If $y=4 x^{2}-16$, what is its inverse?
$y^{-1}=-\sqrt{\frac{x}{4}}+16$ such that $x \geq 0$
$y^{-1}=-\sqrt{\frac{x}{4}}+16$ such that $x \leq 0$
$y^{-1}=-\sqrt{\frac{x+16}{4}}$ such that $x \leq-16$
$x^{-1}=-\sqrt{\frac{x+16}{4}}$ such that $x \geq-16$

Step 1 ：Given the function \(y=4x^{2}-16\), we are asked to find its inverse.

Step 2 ：First, we swap the roles of \(x\) and \(y\) in the equation, which gives us \(x=4y^{2}-16\).

Step 3 ：Now, we solve this equation for \(y\).

Step 4 ：Adding 16 to both sides of the equation, we get \(x+16=4y^{2}\).

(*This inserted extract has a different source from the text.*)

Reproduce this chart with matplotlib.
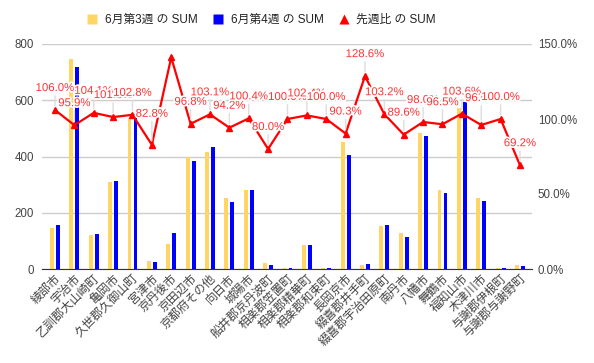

Step 5 ：Dividing both sides by 4, we get \(\frac{x+16}{4}=y^{2}\).

Step 6 ：Taking the square root of both sides, we get \(y=\pm\sqrt{\frac{x+16}{4}}\).

Step 7 ：\(\boxed{y=\pm\sqrt{\frac{x+16}{4}}}\) is the inverse of the function \(y=4x^{2}-16\). This means that for any \(x\) in the domain of the original function, \(y^{-1}(x)\) will give the corresponding \(y\) value in the original function. Note that the \(\pm\) indicates that there are two possible values for \(y^{-1}(x)\), one positive and one negative. This is because the original function is a quadratic, which can have two different \(x\) values for a given \(y\) value.